My son found this at a used bookstore and bought it because Marian Parry illustrated the wonderful Space Child’s Mother Goose, of which we own a tattered, precious copy dated 1963. 

Parry both wrote and illustrated Roger and the Devil. The protagonist is based on a three year old boy Parry met in Cagnes, France. He’s described by the old fashioned word “rascal”. Roger is a bratty little trickster who has most of the adults in his small, isolated town entirely cowed. They give in to his demands (for food or coins) or face annoying pranks. But the Devil turns up, elegantly dressed and suave, attempting to buy souls. He wants Roger’s soul. Roger responds with caution, and eventually scams the Devil himself, to the great advantage of the community. 
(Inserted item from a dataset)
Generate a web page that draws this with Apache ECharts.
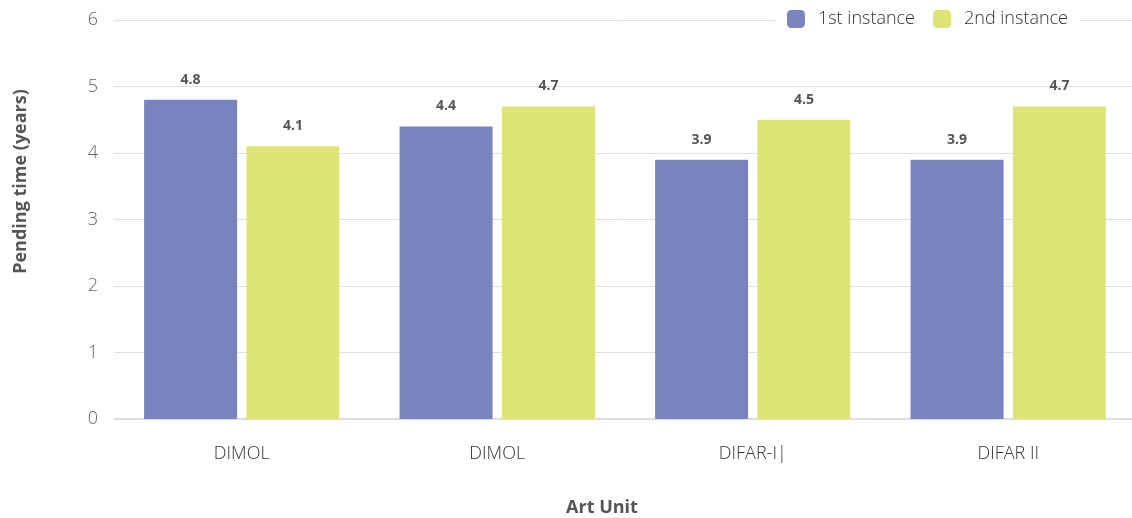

Marian Parry flies WAY under the radar. I couldn’t find her in Wikipedia or Legacy.com. She was born in 1924, but I can’t find a date of death. She was an author, poet, illustrator, watercolor artist and teacher of art, French and dramatics. The Boston Public Library, Metropolitan Museum of Art and Smith College hold extensive collections of her works. I found a work of hers for sale dated July, 2014. 

What makes Marian Parry’s artwork so striking? It is whimsical! It’s detailed. It’s wonderfully expressive. I’m reminded of Tove Janssen’s fanciful Moomintroll books and comic strips. I guessing Roger and the Devil was meant as a children’s book, but adults will enjoy it.

We also have copies of Parry’s Exercises in Perspective and Birds of Aristophanes.